Ele – pois não havia a menor dúvida a respeito de seu sexo, embora a moda da época contribuísse para dissimulá-lo – empenhava-se em desferir golpes de espada numa cabeça de mouro que pendia das vigas do teto.
Faltava Virginia Woolf nesta seção. Não mais: eis a primeira frase do magnífico “Orlando”, romance publicado em 1928 (Grafton Press, 1986, tradução caseira). O gancho de suspense plantado ali entre os travessões só vai se explicar lá pelo meio do livro, quando Orlando acorda de um sono mórbido de dias:
Ele se espreguiçou. Levantou-se. Ficou de pé diante de nós, inteiramente nu, e enquanto as trombetas ressoavam, Verdade! Verdade! Verdade!, não nos resta outra saída senão confessar – era uma mulher.
31 Comentários
Meu caso de amor com V. W. é um dos mais complicados. Levei anos tentando gostar dela, sem sucesso. Mas insisti, porque achava que ela merecia isso. Até que um dia, finalmente, consegui ler Ao farol, e me apaixonei. Há trechos daquele romance que ainda sei quase que de cor, as imagens estão vívidas na cabeça. Mas ainda não consegui “vencer” o Orlando, que acho um livro cansativo. Continuarei tentando, claro. V.W. é melhor do que 98,87% de toda a literatura brasileira publicada atualmente. E, cada vez mais, sigo a regra: “Na dúvida, volte aos clássicos!”
Saint-Clair,
Gozado, tenho praticamente a mesma opinião sobre “Orlando”, ao qual acho enfadonho, cansativo. Li-o às duras penas. Mas quanto ao “Mrs. Dalloway”, puxa vida, que maravilha… é uma delícia!
PS. Dia desses, ao entrar numa Siciliano, quase não acreditei. Vi uma novíssima edição da Cosac, dos “Contos Completos” da Virginia, capa dura, quase 500 página… a 27 reais. Rsss… era o último e naturalmente está agora abrigado aqui no meu criado-mudo. Ganhei o dia…

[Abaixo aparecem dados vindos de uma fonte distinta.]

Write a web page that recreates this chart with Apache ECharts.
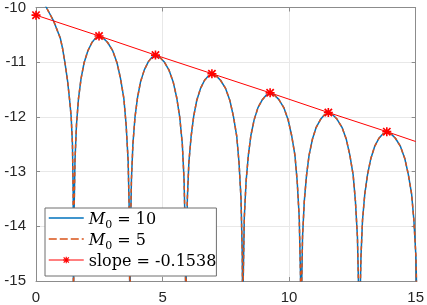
<!DOCTYPE html>
<html><head><meta charset="utf-8">
<script src="https://cdn.jsdelivr.net/npm/echarts@6/dist/echarts.min.js"></script>
<style>html,body{margin:0;padding:0;background:#fff}#c{width:427px;height:305px}</style>
</head><body><div id="c"></div>
<script>
// curve samples (x, log value)
const curveX = [
 0, 0.2, 0.41, 0.7, 0.96, 1.05, 1.14, 1.25, 1.33, 1.39, 1.44, 1.47, 1.48,
 1.50, 1.54, 1.60, 1.68, 1.78, 1.90, 2.05, 2.21, 2.35, 2.49, 2.66, 2.83, 3.03, 3.20, 3.34, 3.47, 3.56, 3.64, 3.69, 3.71,
 3.73, 3.77, 3.83, 3.91, 4.01, 4.13, 4.28, 4.44, 4.58, 4.72, 4.89, 5.06, 5.25, 5.42, 5.56, 5.68, 5.78, 5.85, 5.90, 5.92,
 5.94, 5.98, 6.04, 6.13, 6.23, 6.35, 6.50, 6.66, 6.81, 6.95, 7.12, 7.29, 7.49, 7.66, 7.80, 7.93, 8.02, 8.10, 8.15, 8.17,
 8.19, 8.23, 8.30, 8.39, 8.49, 8.62, 8.77, 8.95, 9.10, 9.25, 9.42, 9.59, 9.79, 9.96, 10.10, 10.23, 10.32, 10.40, 10.45, 10.47,
 10.49, 10.53, 10.60, 10.69, 10.79, 10.92, 11.07, 11.25, 11.40, 11.55, 11.72, 11.89, 12.09, 12.26, 12.40, 12.53, 12.62, 12.70, 12.75, 12.77,
 12.79, 12.84, 12.90, 12.99, 13.10, 13.23, 13.38, 13.55, 13.71, 13.86, 14.03, 14.20, 14.40, 14.57, 14.71, 14.84, 14.93, 15.01, 15.06, 15.08
];
const curveY = [
 -9.7, -9.82, -10.0, -10.25, -10.56, -10.75, -11.0, -11.35, -11.7, -12.0, -12.5, -13.4, -16,
 -13.85, -12.80, -12.14, -11.66, -11.30, -11.01, -10.79, -10.64, -10.56, -10.54, -10.56, -10.64, -10.79, -11.01, -11.30, -11.66, -12.14, -12.80, -13.85, -16,
 -14.20, -13.15, -12.49, -12.01, -11.65, -11.36, -11.14, -10.99, -10.91, -10.89, -10.91, -10.99, -11.14, -11.36, -11.65, -12.01, -12.49, -13.15, -14.20, -16,
 -14.54, -13.49, -12.83, -12.35, -11.99, -11.70, -11.48, -11.33, -11.25, -11.23, -11.25, -11.33, -11.48, -11.70, -11.99, -12.35, -12.83, -13.49, -14.54, -16,
 -14.89, -13.84, -13.18, -12.70, -12.34, -12.05, -11.83, -11.68, -11.60, -11.58, -11.60, -11.68, -11.83, -12.05, -12.34, -12.70, -13.18, -13.84, -14.89, -16,
 -15.25, -14.20, -13.54, -13.06, -12.70, -12.41, -12.19, -12.04, -11.96, -11.94, -11.96, -12.04, -12.19, -12.41, -12.70, -13.06, -13.54, -14.20, -15.25, -16,
 -15.60, -14.55, -13.89, -13.41, -13.05, -12.76, -12.54, -12.39, -12.31, -12.29, -12.31, -12.39, -12.54, -12.76, -13.05, -13.41, -13.89, -14.55, -15.60, -16
];
// fitted slope line: marked peaks, plus its end at the right edge
const starX = [0, 2.49, 4.72, 6.95, 9.25, 11.55, 13.86];
const starY = [-10.14, -10.52, -10.87, -11.21, -11.56, -11.92, -12.27];
const lineEndX = 15;
const lineEndY = -12.45;
const xTicks = [0, 5, 10, 15];
const yTicks = [-15, -14, -13, -12, -11, -10];
const seriesNames = ['M0 = 10', 'M0 = 5', 'slope = -0.1538'];

const curve = curveX.map((x, i) => [x, curveY[i]]);
const slopeData = starX.map((x, i) => [x, starY[i]]);
slopeData.push({ value: [lineEndX, lineEndY], symbol: 'none' });

const asterisk = 'path://M4.1 0L5.9 0L5.9 10L4.1 10Z M0 4.1L10 4.1L10 5.9L0 5.9Z M0.3 1.6L1.6 0.3L9.7 8.4L8.4 9.7Z M8.4 0.3L9.7 1.6L1.6 9.7L0.3 8.4Z';
const axisCol = '#8c8c8c';
const lblCol = '#262626';
const serif = '"DejaVu Serif"';

const chart = echarts.init(document.getElementById('c'), null, { renderer: 'canvas' });
const baseX = {
  type: 'value', min: xTicks[0], max: xTicks[xTicks.length - 1], interval: 5,
  axisLine: { show: true, onZero: false, lineStyle: { color: axisCol, width: 1 } },
  axisTick: { show: true, inside: true, length: 4, lineStyle: { color: axisCol } },
};
const baseY = {
  type: 'value', min: yTicks[0], max: yTicks[yTicks.length - 1], interval: 1,
  axisLine: { show: true, onZero: false, lineStyle: { color: axisCol, width: 1 } },
  axisTick: { show: true, inside: true, length: 4, lineStyle: { color: axisCol } },
};
chart.setOption({
  animation: false,
  grid: { left: 36, right: 10, top: 7, bottom: 23, containLabel: false },
  xAxis: [
    Object.assign({}, baseX, {
      position: 'bottom',
      axisLabel: { color: lblCol, fontSize: 15, fontFamily: 'Liberation Sans', margin: 9 },
      splitLine: { show: true, lineStyle: { color: '#e8e8e8', width: 1 } }
    }),
    Object.assign({}, baseX, { position: 'top', axisLabel: { show: false }, splitLine: { show: false } })
  ],
  yAxis: [
    Object.assign({}, baseY, {
      position: 'left',
      axisLabel: { color: lblCol, fontSize: 15, fontFamily: 'Liberation Sans', margin: 10 },
      splitLine: { show: true, lineStyle: { color: '#e8e8e8', width: 1 } }
    }),
    Object.assign({}, baseY, { position: 'right', axisLabel: { show: false }, splitLine: { show: false } })
  ],
  legend: {
    orient: 'vertical', left: 45, top: 208,
    padding: [3, 0, 6, 3], itemGap: 1, itemWidth: 35, itemHeight: 8,
    backgroundColor: '#fff', borderColor: '#6e6e6e', borderWidth: 1,
    data: [
      { name: seriesNames[0], itemStyle: { opacity: 0 }, lineStyle: { width: 1.5 } },
      { name: seriesNames[1], itemStyle: { opacity: 0 }, lineStyle: { width: 1.5, type: [8, 3] } },
      { name: seriesNames[2], lineStyle: { width: 1 } }
    ],
    formatter: function (name) {
      if (name.startsWith('M0')) {
        return '{m|M}{s|0}{t|' + name.slice(2) + '}';
      }
      return '{t|' + name + '}';
    },
    textStyle: {
      color: '#000', fontFamily: serif, fontSize: 16,
      rich: {
        m: { fontFamily: serif, fontStyle: 'italic', fontSize: 16, lineHeight: 14, padding: [1, 0, 0, 0], verticalAlign: 'top', color: '#000' },
        s: { fontFamily: serif, fontSize: 11, lineHeight: 10, padding: [9, 0, 0, 0], verticalAlign: 'top', color: '#000' },
        t: { fontFamily: serif, fontSize: 16, lineHeight: 14, padding: [1, 0, 0, 0], verticalAlign: 'top', color: '#000' }
      }
    }
  },
  series: [
    { name: seriesNames[0], type: 'line', data: curve, symbol: 'none', clip: true,
      lineStyle: { color: '#0072BD', width: 1.5 }, itemStyle: { color: '#0072BD' } },
    { name: seriesNames[1], type: 'line', data: curve, symbol: 'none', clip: true,
      lineStyle: { color: '#D95319', width: 1.5, type: [4, 3] }, itemStyle: { color: '#D95319' } },
    { name: seriesNames[2], type: 'line', data: slopeData, symbol: asterisk, symbolSize: 9, clip: true,
      lineStyle: { color: '#FF0000', width: 1 }, itemStyle: { color: '#FF0000' } }
  ]
});
</script></body></html>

Eu recém cheguei a teu blog. Te “conheço” faz um ano, no máximo.
Mas tinha CERTEZA que o começo de Orlando já estava aqui…
Grande abraço e bom findi.
Cezar,
Então você ganhou um presente dos céus. 27 reais? Quase dado! Ainda mais porque os livros da C&N costuma ser caríssimos (uma ediçãozinha minúscula, sem capa dura, do A invenção de Morel tá custando quase 40 pratas!)
Acho então que todas as lojas da Siciliano estão vendendo Cosac & Naify (e de outras) em promoção: aqui no ABC deparei com vários e pesquei O vermelho e o negro (de 70 por 40).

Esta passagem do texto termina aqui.